EXERCISE DESCRIPTION
Without the pictures, repeat the listing character for character.

::::

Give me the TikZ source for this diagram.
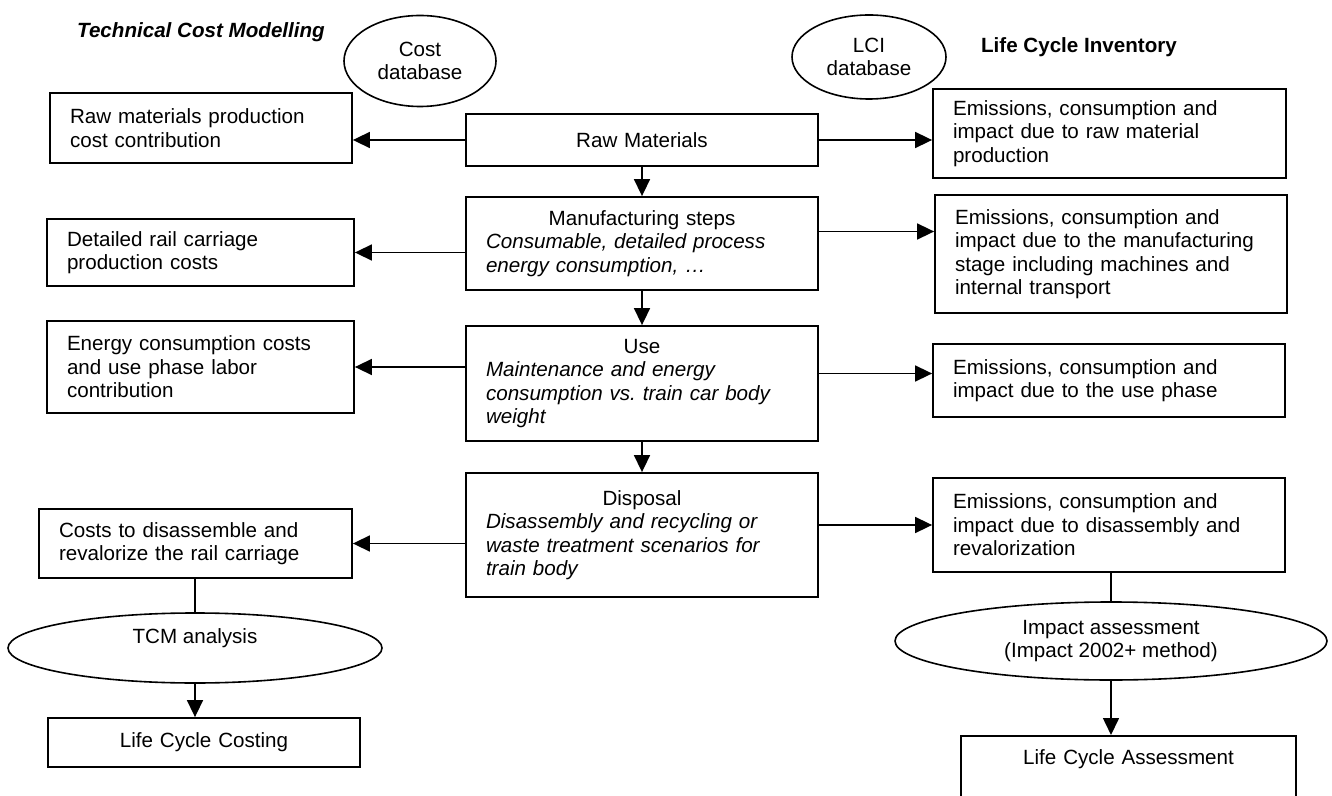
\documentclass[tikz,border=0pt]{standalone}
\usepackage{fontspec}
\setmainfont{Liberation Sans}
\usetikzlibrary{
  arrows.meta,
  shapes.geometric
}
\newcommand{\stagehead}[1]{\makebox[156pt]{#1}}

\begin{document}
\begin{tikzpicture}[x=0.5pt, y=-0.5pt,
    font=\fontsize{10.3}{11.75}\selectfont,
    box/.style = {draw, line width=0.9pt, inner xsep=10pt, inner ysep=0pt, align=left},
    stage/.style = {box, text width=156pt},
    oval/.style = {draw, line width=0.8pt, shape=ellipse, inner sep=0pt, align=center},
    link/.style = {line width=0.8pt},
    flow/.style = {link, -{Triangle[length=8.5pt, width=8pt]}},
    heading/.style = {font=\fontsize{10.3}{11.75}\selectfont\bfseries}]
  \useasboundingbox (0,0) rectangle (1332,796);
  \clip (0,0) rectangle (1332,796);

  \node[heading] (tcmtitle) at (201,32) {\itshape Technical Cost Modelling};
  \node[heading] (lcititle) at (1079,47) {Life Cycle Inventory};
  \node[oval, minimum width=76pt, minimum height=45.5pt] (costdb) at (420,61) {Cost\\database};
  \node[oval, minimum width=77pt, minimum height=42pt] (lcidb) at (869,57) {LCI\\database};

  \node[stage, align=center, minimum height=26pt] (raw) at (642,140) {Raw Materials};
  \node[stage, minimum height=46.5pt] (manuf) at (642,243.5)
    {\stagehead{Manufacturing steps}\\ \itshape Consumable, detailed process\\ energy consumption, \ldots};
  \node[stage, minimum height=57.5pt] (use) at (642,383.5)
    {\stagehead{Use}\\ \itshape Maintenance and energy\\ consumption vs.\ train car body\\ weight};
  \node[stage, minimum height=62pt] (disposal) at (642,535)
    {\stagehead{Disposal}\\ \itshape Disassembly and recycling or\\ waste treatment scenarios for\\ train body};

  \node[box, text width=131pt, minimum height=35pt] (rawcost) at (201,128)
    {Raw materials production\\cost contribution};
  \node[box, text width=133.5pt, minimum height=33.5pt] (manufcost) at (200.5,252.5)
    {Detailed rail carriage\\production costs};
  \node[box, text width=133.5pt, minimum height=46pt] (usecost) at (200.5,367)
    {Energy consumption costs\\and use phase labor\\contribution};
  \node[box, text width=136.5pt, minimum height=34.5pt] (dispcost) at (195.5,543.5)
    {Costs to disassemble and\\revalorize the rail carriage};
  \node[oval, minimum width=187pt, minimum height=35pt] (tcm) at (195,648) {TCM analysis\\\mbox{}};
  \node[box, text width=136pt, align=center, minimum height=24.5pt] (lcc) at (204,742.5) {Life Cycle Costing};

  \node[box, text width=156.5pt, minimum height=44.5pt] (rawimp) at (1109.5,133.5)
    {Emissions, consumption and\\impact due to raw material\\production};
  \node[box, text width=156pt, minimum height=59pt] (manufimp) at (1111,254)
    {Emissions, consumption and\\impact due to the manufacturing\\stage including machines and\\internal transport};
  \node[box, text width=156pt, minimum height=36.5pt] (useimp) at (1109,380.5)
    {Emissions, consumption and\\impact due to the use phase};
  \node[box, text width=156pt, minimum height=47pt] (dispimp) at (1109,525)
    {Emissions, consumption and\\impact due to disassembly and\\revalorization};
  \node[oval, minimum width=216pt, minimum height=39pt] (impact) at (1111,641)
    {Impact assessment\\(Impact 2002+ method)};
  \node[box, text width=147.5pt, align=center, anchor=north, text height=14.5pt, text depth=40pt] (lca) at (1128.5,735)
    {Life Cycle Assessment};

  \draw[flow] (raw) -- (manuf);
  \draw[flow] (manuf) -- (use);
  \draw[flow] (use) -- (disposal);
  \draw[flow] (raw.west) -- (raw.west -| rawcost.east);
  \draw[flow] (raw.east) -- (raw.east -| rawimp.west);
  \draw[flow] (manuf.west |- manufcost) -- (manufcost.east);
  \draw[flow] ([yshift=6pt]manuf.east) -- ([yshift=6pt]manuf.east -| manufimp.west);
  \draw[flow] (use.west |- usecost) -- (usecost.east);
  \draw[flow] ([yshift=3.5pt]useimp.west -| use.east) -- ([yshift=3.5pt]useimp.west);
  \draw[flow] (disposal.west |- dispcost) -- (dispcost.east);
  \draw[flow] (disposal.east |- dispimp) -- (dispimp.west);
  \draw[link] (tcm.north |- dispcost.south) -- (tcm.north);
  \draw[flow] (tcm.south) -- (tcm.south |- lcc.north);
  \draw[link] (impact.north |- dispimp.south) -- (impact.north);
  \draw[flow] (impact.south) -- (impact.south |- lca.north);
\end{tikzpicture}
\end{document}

::::

THE RESULT
Give me the TikZ source for this diagram.
\documentclass[tikz,border=0pt]{standalone}
\usepackage{fontspec}
\setmainfont{Liberation Sans}
\usetikzlibrary{
  arrows.meta,
  shapes.geometric
}
\newcommand{\stagehead}[1]{\makebox[156pt]{#1}}

\begin{document}
\begin{tikzpicture}[x=0.5pt, y=-0.5pt,
    font=\fontsize{10.3}{11.75}\selectfont,
    box/.style = {draw, line width=0.9pt, inner xsep=10pt, inner ysep=0pt, align=left},
    stage/.style = {box, text width=156pt},
    oval/.style = {draw, line width=0.8pt, shape=ellipse, inner sep=0pt, align=center},
    link/.style = {line width=0.8pt},
    flow/.style = {link, -{Triangle[length=8.5pt, width=8pt]}},
    heading/.style = {font=\fontsize{10.3}{11.75}\selectfont\bfseries}]
  \useasboundingbox (0,0) rectangle (1332,796);
  \clip (0,0) rectangle (1332,796);

  \node[heading] (tcmtitle) at (201,32) {\itshape Technical Cost Modelling};
  \node[heading] (lcititle) at (1079,47) {Life Cycle Inventory};
  \node[oval, minimum width=76pt, minimum height=45.5pt] (costdb) at (420,61) {Cost\\database};
  \node[oval, minimum width=77pt, minimum height=42pt] (lcidb) at (869,57) {LCI\\database};

  \node[stage, align=center, minimum height=26pt] (raw) at (642,140) {Raw Materials};
  \node[stage, minimum height=46.5pt] (manuf) at (642,243.5)
    {\stagehead{Manufacturing steps}\\ \itshape Consumable, detailed process\\ energy consumption, \ldots};
  \node[stage, minimum height=57.5pt] (use) at (642,383.5)
    {\stagehead{Use}\\ \itshape Maintenance and energy\\ consumption vs.\ train car body\\ weight};
  \node[stage, minimum height=62pt] (disposal) at (642,535)
    {\stagehead{Disposal}\\ \itshape Disassembly and recycling or\\ waste treatment scenarios for\\ train body};

  \node[box, text width=131pt, minimum height=35pt] (rawcost) at (201,128)
    {Raw materials production\\cost contribution};
  \node[box, text width=133.5pt, minimum height=33.5pt] (manufcost) at (200.5,252.5)
    {Detailed rail carriage\\production costs};
  \node[box, text width=133.5pt, minimum height=46pt] (usecost) at (200.5,367)
    {Energy consumption costs\\and use phase labor\\contribution};
  \node[box, text width=136.5pt, minimum height=34.5pt] (dispcost) at (195.5,543.5)
    {Costs to disassemble and\\revalorize the rail carriage};
  \node[oval, minimum width=187pt, minimum height=35pt] (tcm) at (195,648) {TCM analysis\\\mbox{}};
  \node[box, text width=136pt, align=center, minimum height=24.5pt] (lcc) at (204,742.5) {Life Cycle Costing};

  \node[box, text width=156.5pt, minimum height=44.5pt] (rawimp) at (1109.5,133.5)
    {Emissions, consumption and\\impact due to raw material\\production};
  \node[box, text width=156pt, minimum height=59pt] (manufimp) at (1111,254)
    {Emissions, consumption and\\impact due to the manufacturing\\stage including machines and\\internal transport};
  \node[box, text width=156pt, minimum height=36.5pt] (useimp) at (1109,380.5)
    {Emissions, consumption and\\impact due to the use phase};
  \node[box, text width=156pt, minimum height=47pt] (dispimp) at (1109,525)
    {Emissions, consumption and\\impact due to disassembly and\\revalorization};
  \node[oval, minimum width=216pt, minimum height=39pt] (impact) at (1111,641)
    {Impact assessment\\(Impact 2002+ method)};
  \node[box, text width=147.5pt, align=center, anchor=north, text height=14.5pt, text depth=40pt] (lca) at (1128.5,735)
    {Life Cycle Assessment};

  \draw[flow] (raw) -- (manuf);
  \draw[flow] (manuf) -- (use);
  \draw[flow] (use) -- (disposal);
  \draw[flow] (raw.west) -- (raw.west -| rawcost.east);
  \draw[flow] (raw.east) -- (raw.east -| rawimp.west);
  \draw[flow] (manuf.west |- manufcost) -- (manufcost.east);
  \draw[flow] ([yshift=6pt]manuf.east) -- ([yshift=6pt]manuf.east -| manufimp.west);
  \draw[flow] (use.west |- usecost) -- (usecost.east);
  \draw[flow] ([yshift=3.5pt]useimp.west -| use.east) -- ([yshift=3.5pt]useimp.west);
  \draw[flow] (disposal.west |- dispcost) -- (dispcost.east);
  \draw[flow] (disposal.east |- dispimp) -- (dispimp.west);
  \draw[link] (tcm.north |- dispcost.south) -- (tcm.north);
  \draw[flow] (tcm.south) -- (tcm.south |- lcc.north);
  \draw[link] (impact.north |- dispimp.south) -- (impact.north);
  \draw[flow] (impact.south) -- (impact.south |- lca.north);
\end{tikzpicture}
\end{document}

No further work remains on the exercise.